If so: even if all of your features have negative loadings in this axis (which, as discussed above, I'm not sure about), I suspect that -- if the numerator of your log-ratio is a small group of features on the leftmost side of the plot, as is shown in your screenshot -- a smaller group of features on the rightmost side of the plot would be more useful as a denominator than the currently-used denominator in this plot, which seems to cover all of the features to the right of the numerator group. The rationale for this is that often these sorts of ordinations can be explained by log-ratios using a small subset of features (Martino et al. 2019 writes in the context of RPCA that "These feature loadings can be largely explained by a few features").
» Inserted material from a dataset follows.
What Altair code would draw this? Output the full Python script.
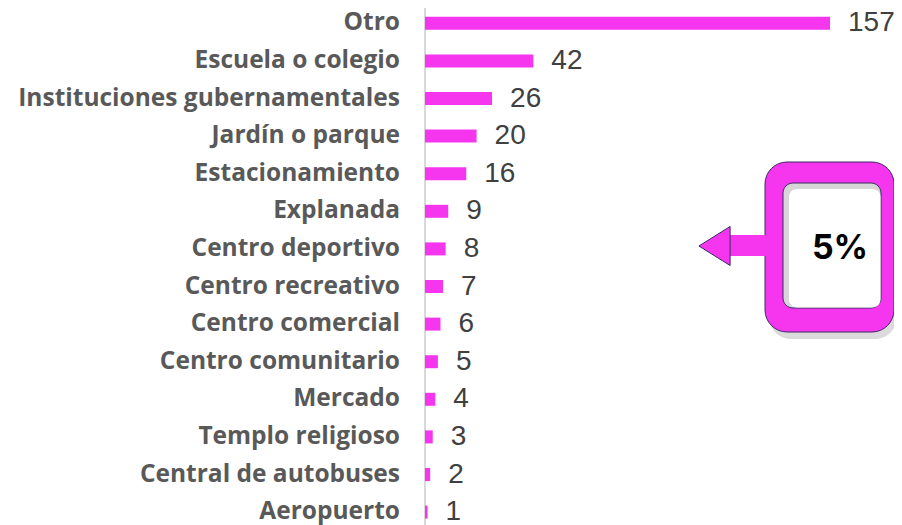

So, long story short, the current approach you show in the screenshot is justifiable -- but I suspect it could be improved, giving you a sparser log-ratio.

My other question is can I only do differential ranking based on PCA loadings? Would it be less appropriate if I instead do the differential ranking from eg log2 FoldChange values ?

I think this should be ok; Qurro has mainly been used in the context of 1) loadings and 2) "differentials." which are essentially the same as log fold changes. (For reference: the paper introducing the differential ranking methodology (Morton/Marotz et al. 2019) defines "differential" as "the logarithm of the fold change in abundance of a taxa between two conditions.")

Of course, some people will probably say that certain ways of computing fold-changes make suboptimal assumptions / are inconsistent with other tools / etc etc etc., so I would advise being wary about that.